One of our great and powerful leaders (okay, University Creative Writing Lecturers) has released his first collection of short stories. We like to think that we inspired him, improved his writing ability, pushed him to succeed even. (However in reality, he was probably pretty talented before arriving at the University).
Michael Stewart has had previous success with his novels ‘King Crow’ and ‘Café Assassin’ along with his poetry collection, ‘Couples’. The new short story collection named ‘Mr Jolly’ is set to propel the award winning author further in to a sparkling career.
There are 15 stories within ‘Mr Jolly’ and all have a compelling insight into the human condition. This collection gives a glimpse in to seemingly ordinary peoples’ lives as they fight off monkey invasions, pick their lives up after divorce and do some pretty strange things with marshmallows. These small key holes in to the way different people live and how we function as a society leaves similarly a little, and a lot to the imagination.

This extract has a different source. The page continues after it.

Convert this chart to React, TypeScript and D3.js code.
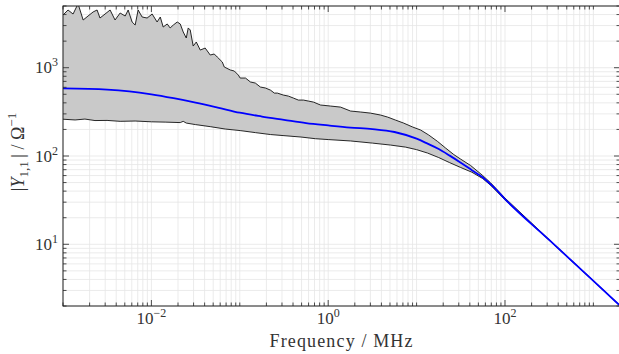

Love, loss, identity, relationships, loneliness and elation are just some of the themes that are explored in this fantastic collection of tales from the human race. With such a wide variety of people and stories, it would be difficult to find at least one story you did not enjoy.
Some stand out stories for me were ‘The Butterfly on the Ceiling’ which is the tale of a woman exposing her identity and looking for acceptance. The telling of the story was unusual and made you invest in these characters you only knew for a few pages. Another stand out for me was ‘The Black Man and The White’ Man. Even though half way through reading this story I could imagine how it was going to end, my stomach still turned as I read the final page. There isn’t another author out there that could create such interesting stories like Michael does.
The most successful part of Mr Jolly is the fact that everyone is guaranteed to find a story they connect with. Not all of the stories will be for everyone, ‘Already Morning’ just was not for me as a reader, but the writing drew me in, made me reread it to find something that I would like about it. His writing makes you want to love everything in the book.
It’s been a long time since I read a short story, none were keeping me interested in the small bursts of fiction. ‘Mr Jolly’ drew me back in to that world and made me want to read again. Support the authors that grade you(!) and I highly recommend that if you pick up one collection in the next year, pick up ‘Mr Jolly’.